A ello añade la colega: “También, por iniciativa del Consejo de Vecinos del edificio, se recolectó dinero para colocar una cerca de malla sobre la parte del muro que estaba desprotegida. Solo pagamos la mano de obra, porque una nueva inquilina donó los metros de malla necesarios, de manera que nos libramos además de quienes se sentaban allí y a cualquier hora, a conversar en voz alta, a tomar cerveza y ron y a perturbar con sus bocinas y su música estridente”. Y termina redondeando así la buena noticia: “Como si todo lo narrado fuera poco, los modernos ómnibus que transitan por la calle Línea no provocan ruido alguno y el alumbrado público fue remplazado por uno moderno y eficiente. En fin…”. Para conseguirlo, ella y otros vecinos insistieron en la denuncia del mal ambiente, no permanecieron impávidos, resignados.

A todos los efectos la sociedad necesita cultivar su capacidad de iniciativa, y no permitir que ningún sentido de centralización le paralice la voluntad de contribuir a que su entorno —y cada quien en él— funcione como es necesario para el bienestar colectivo. Y de modo que, por muy hampón que sea —o sobre todo si lo es— el ser humano que viola normas básicas de convivencia se sienta rechazado, no admirado ni temido, y mucho menos con poder para imponerse sobre las demás personas. ¿Pequeño el desafío? Seguramente no, pero instituciones e individuos deben encararlo, si se quiere lograr una sociedad en que sea disfrutable y honroso vivir.

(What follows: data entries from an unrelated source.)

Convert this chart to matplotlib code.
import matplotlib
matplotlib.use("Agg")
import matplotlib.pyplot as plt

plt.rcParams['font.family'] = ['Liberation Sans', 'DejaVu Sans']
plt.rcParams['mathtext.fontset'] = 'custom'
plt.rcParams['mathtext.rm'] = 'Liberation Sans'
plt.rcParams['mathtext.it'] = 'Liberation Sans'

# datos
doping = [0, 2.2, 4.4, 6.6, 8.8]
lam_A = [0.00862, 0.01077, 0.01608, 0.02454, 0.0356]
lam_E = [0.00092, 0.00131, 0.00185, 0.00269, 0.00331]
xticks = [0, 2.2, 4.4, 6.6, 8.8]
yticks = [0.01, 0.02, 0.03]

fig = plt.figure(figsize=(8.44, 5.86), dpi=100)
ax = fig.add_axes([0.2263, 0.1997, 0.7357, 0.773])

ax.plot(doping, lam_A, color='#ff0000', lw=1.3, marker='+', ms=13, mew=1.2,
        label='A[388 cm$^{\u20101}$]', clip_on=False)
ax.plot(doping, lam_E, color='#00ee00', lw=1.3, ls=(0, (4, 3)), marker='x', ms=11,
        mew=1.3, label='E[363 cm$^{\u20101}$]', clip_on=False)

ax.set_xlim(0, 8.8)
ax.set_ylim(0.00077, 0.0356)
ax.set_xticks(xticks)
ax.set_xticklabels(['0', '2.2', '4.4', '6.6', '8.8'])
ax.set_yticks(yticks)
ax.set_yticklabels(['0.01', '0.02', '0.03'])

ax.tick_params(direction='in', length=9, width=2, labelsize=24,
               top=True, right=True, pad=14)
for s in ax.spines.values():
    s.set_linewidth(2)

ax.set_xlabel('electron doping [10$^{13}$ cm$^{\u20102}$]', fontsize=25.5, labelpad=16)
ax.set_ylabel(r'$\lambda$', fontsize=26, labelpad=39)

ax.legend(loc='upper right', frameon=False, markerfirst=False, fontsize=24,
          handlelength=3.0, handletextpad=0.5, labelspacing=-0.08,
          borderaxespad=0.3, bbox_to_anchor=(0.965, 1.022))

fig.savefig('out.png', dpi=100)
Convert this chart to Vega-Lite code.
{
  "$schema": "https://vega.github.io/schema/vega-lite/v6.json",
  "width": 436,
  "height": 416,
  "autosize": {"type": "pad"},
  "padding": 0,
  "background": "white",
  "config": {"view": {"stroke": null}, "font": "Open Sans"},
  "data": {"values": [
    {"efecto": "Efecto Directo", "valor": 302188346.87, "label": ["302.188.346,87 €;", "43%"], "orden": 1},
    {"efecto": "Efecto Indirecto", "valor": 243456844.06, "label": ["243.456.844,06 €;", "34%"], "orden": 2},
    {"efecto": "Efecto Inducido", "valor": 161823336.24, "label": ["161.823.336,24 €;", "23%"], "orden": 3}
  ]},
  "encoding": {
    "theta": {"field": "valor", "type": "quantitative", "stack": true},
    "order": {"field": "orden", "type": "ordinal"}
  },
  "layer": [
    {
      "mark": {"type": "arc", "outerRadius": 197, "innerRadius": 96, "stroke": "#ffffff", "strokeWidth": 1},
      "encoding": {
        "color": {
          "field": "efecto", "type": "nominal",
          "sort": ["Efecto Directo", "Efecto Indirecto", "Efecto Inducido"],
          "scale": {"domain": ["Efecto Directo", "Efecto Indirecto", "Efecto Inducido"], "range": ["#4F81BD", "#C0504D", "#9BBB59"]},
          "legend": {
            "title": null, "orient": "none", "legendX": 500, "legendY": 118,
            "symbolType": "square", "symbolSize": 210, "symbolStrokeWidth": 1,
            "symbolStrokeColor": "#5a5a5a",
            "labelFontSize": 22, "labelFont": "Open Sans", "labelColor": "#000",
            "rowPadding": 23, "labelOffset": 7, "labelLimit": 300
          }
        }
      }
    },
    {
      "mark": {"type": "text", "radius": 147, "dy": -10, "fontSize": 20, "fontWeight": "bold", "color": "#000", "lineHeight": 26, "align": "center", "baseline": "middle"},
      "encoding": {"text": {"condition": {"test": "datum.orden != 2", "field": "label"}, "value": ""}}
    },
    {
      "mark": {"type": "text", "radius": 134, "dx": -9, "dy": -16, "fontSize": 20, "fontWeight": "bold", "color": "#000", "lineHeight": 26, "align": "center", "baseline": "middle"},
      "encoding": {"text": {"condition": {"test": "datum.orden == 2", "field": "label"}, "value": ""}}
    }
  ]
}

A todo eso añádase que resulta necesario aplicar lo que el genial Héctor Zumbado llamó fijador y que, según él, nos falta. No quisiera exagerar, pero —sin olvidar que se habla aquí de un humorista de ley— creo que ese ha sido quizás el único aporte cubano que, para el caso de la filosofía, pudiera ponerse a la altura del apeiron griego. Sí, nos falta fijador, y de poco valdrá que pululen resoluciones, decretos leyes y leyes, y una nueva Constitución, por muy importantes y necesarios que unos y otras resulten, si somos incapaces de hacer que, además de pergeñarse, escribirse, discutirse, aprobarse y difundirse, se apliquen con la mayor inteligencia posible, y con eficacia. Como el ser o no ser de Hamlet, se trata de tener o no tener fijador, y usarlo bien. Esa es la cuestión, o parte de ella al menos.